You decided to start a website devoted to the wonder and beauty of the McDonalds Egg McMuffin, hoping that maybe there will be other people out there who also love Egg McMuffins who have been looking for someplace where they can get together and meet people who have similar interests.
“Here’s my online shrine to the Egg McMuffin,” your homepage reads. “Hope all you other McMuffin lovers enjoy my little world wide McMuffin club, and maybe we can all get together and talk about our first experience with the Egg McMuffin and why it turned us into devoted followers of the McMuffin’s many travels and adventures over the decades. I’ll start:
When I was eleven my babysitter gave me a handjob while she was eating an Egg McMuffin. Occasionally she’d use both hands, but she wouldn’t put her half-eaten McMuffin down, she’d just hold it in her finger and thumb while stroking me with her palm. The McMuffin grazed my penis several times and later I found cheese on my little shaft. It was my very first sexual experience, and I have enjoyed Egg McMuffins ever since. Now you!”

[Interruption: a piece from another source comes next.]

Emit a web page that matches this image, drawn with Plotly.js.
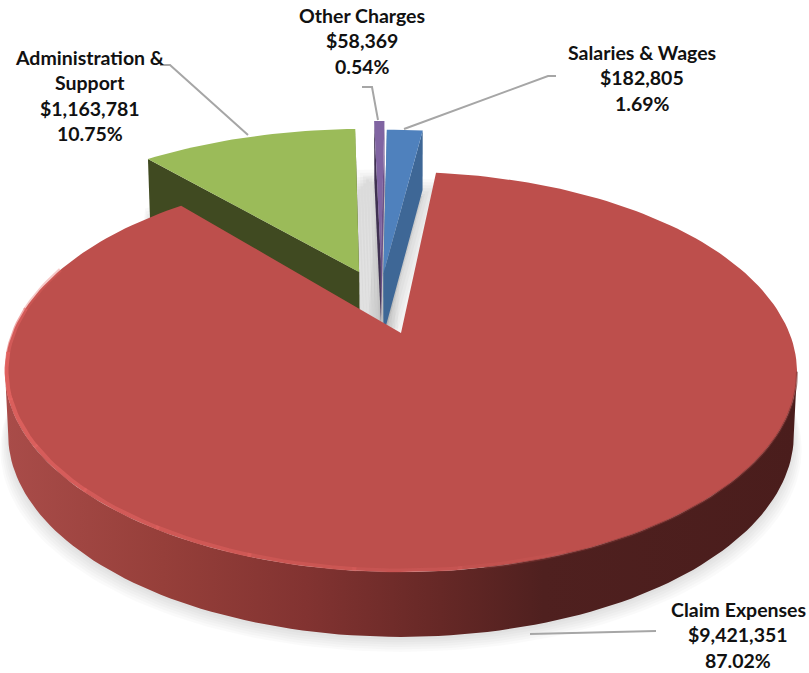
<!DOCTYPE html>
<html>
<head>
<meta charset="utf-8">
<script src="https://cdn.plot.ly/plotly-3.0.1.min.js"></script>
<style>html,body{margin:0;padding:0;background:#fff}#chart{width:809px;height:673px}</style>
</head>
<body>
<div id="chart"></div>
<script>
// ---- data ----
const categories = ['Salaries & Wages', 'Claim Expenses', 'Administration & Support', 'Other Charges'];
const amounts = [182805, 9421351, 1163781, 58369];
const amountLabels = ['$182,805', '$9,421,351', '$1,163,781', '$58,369'];
const percentLabels = ['1.69%', '87.02%', '10.75%', '0.54%'];
const labelLines = [['Salaries & Wages'], ['Claim Expenses'], ['Administration &', 'Support'], ['Other Charges']];

// ---- styling ----
const topColors = ['#4f81bd', '#bd4f4c', '#9bbb59', '#8064a2'];
const wallColors = ['#3e6796', null, '#404a21', '#3f3151'];
const wallColors2 = ['#3e6796', null, '#404a21', '#6b5088'];
const labelCenters = [642, 738, 90, 362];
const labelTops = [52, 609, 57, 15];
const lineStep = 25.6;
const leaders = [
  [[404, 129], [548, 76], [556, 76]],
  [[530, 634], [656, 631]],
  [[248, 135], [170, 65], [160, 65]],
  [[378, 120], [372, 87], [362, 87]]
];

// ---- projection of the tilted disc ----
const X0 = 401, Y0 = 333, A = 388.4, B = 192.4, K = 0.195;
const START = 0.1;
const explode = [[-0.048, -0.33], [0, 0], [-0.115, -0.338], [-0.056, -0.403]];
const widen = [1.1, 1, 1.04, 1];
const rad = d => d * Math.PI / 180;
const wall = s => 50 + 12 * s;
function proj(u, v, low) {
  const s = 1 / (1 - K * v);
  let x = X0 + A * u * s, y = Y0 + B * v * s;
  if (low) { x = X0 + (x - X0) * 0.992; y += wall(s); }
  return [x, y];
}
function rimPt(i, deg, low) {
  const e = explode[i], t = rad(deg);
  return proj(e[0] + widen[i] * Math.sin(t), e[1] - Math.cos(t), low);
}
function arc(i, a0, a1, low) {
  const n = Math.max(2, Math.ceil(Math.abs(a1 - a0) / 1.5)), out = [];
  for (let j = 0; j <= n; j++) out.push(rimPt(i, a0 + (a1 - a0) * j / n, low));
  return out;
}
const total = amounts.reduce((a, b) => a + b, 0);
const spans = [];
let cur = START;
amounts.forEach(v => { const d = v / total * 360; spans.push([cur, cur + d]); cur += d; });

const traces = [];
function poly(pts, opt) {
  const x = pts.map(p => p[0]), y = pts.map(p => p[1]);
  x.push(x[0]); y.push(y[0]);
  traces.push(Object.assign({
    type: 'scatter', mode: 'lines', x, y, fill: 'toself',
    line: { width: 0 }, hoverinfo: 'skip', showlegend: false
  }, opt));
}
function stroke(pts, color, width) {
  traces.push({
    type: 'scatter', mode: 'lines', x: pts.map(p => p[0]), y: pts.map(p => p[1]),
    line: { color, width }, hoverinfo: 'skip', showlegend: false
  });
}
function facePts(i, low) {
  const e = explode[i];
  return [proj(e[0], e[1], low)].concat(arc(i, spans[i][0], spans[i][1], low));
}

// soft floor shadow of the rear slices (fills the gaps between them)
[0, 1, 2, 3, 4, 5].forEach(l => {
  [2, 3, 0].forEach(i => {
    const pts = facePts(i, true).map(p => [p[0], p[1] + 6]);
    poly(pts, { fillcolor: 'rgba(0,0,0,0.012)', line: { width: 4 + l * 6, color: 'rgba(0,0,0,0.022)' } });
  });
});
// soft floor shadow of the big slice
[0, 1, 2, 3, 4, 5].forEach(l => {
  const pts = facePts(1, true).map(p => [X0 + (p[0] - X0) * (1 + l * 0.004), p[1] + 3 + l * 2.4]);
  poly(pts, { fillcolor: 'rgba(0,0,0,0.021)' });
});

// rear slices: walls then top face
[2, 3, 0].forEach(i => {
  const e = explode[i];
  const ap = proj(e[0], e[1], false), apL = proj(e[0], e[1], true);
  poly([rimPt(i, spans[i][0], false), rimPt(i, spans[i][0], true), apL, ap], { fillcolor: wallColors[i] });
  poly([rimPt(i, spans[i][1], false), rimPt(i, spans[i][1], true), apL, ap], { fillcolor: wallColors2[i] });
  poly(facePts(i, false), { fillcolor: topColors[i] });
});

// big slice: outer wall with horizontal shading, then top face
const wallTop = arc(1, 101, 259, false), wallLow = arc(1, 101, 259, true).reverse();
poly(wallTop.concat(wallLow), {
  fillgradient: {
    type: 'horizontal',
    colorscale: [[0, '#a94c49'], [0.2, '#963f3a'], [0.38, '#823331'], [0.55, '#662826'], [0.68, '#4f201f'], [1, '#4a1d1c']]
  }
});
poly(facePts(1, false), { fillcolor: topColors[1] });

// bevel highlight along the front-left rim
for (let b = 0; b < 10; b++) {
  const a0 = 290 - b * 13, a1 = a0 - 13.5;
  const alpha = b < 2 ? 0.35 + b * 0.2 : Math.max(0, 0.85 - (b - 2) * 0.1);
  stroke(arc(1, a0, a1, false).map(p => [p[0] + (p[0] < X0 ? 1.5 : -1.5), p[1] - 1.5]), 'rgba(228,100,98,' + alpha + ')', 4);
}
// soft blend on the right rim
stroke(arc(1, 101, 170, false).map(p => [p[0], p[1] + 0.5]), 'rgba(120,50,48,0.55)', 2);

// leader lines
leaders.forEach(l => stroke(l, '#a6a6a6', 2));

// labels, one annotation per text line
const annotations = [];
categories.forEach((c, i) => {
  const lines = labelLines[i].concat([amountLabels[i], percentLabels[i]]);
  lines.forEach((t, j) => annotations.push({
    x: labelCenters[i], y: labelTops[i] + j * lineStep, xref: 'x', yref: 'y',
    text: '<b>' + t.replace('&', '&amp;') + '</b>', showarrow: false,
    xanchor: 'center', yanchor: 'middle',
    font: { family: 'Lato, sans-serif', size: 19.5, color: '#111111' }
  }));
});

const hidden = { visible: false, fixedrange: true };
Plotly.newPlot('chart', traces, {
  width: 809, height: 673,
  margin: { l: 0, r: 0, t: 0, b: 0 },
  paper_bgcolor: '#ffffff', plot_bgcolor: '#ffffff',
  showlegend: false,
  xaxis: Object.assign({ range: [0, 809] }, hidden),
  yaxis: Object.assign({ range: [673, 0] }, hidden),
  annotations
}, { displayModeBar: false, staticPlot: true });
</script>
</body>
</html>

Your visitors will arrive by the millions and they’ll all pretty much have had the same experience. Eventually you’ll start receiving threats because you don’t have a page where people can post McMuffin fan fiction. You’ll create one, but it will be too late and that’s why one of your website fans is going to kidnap your son tonight.
Happy Man You Are Really Into Egg McMuffins Day!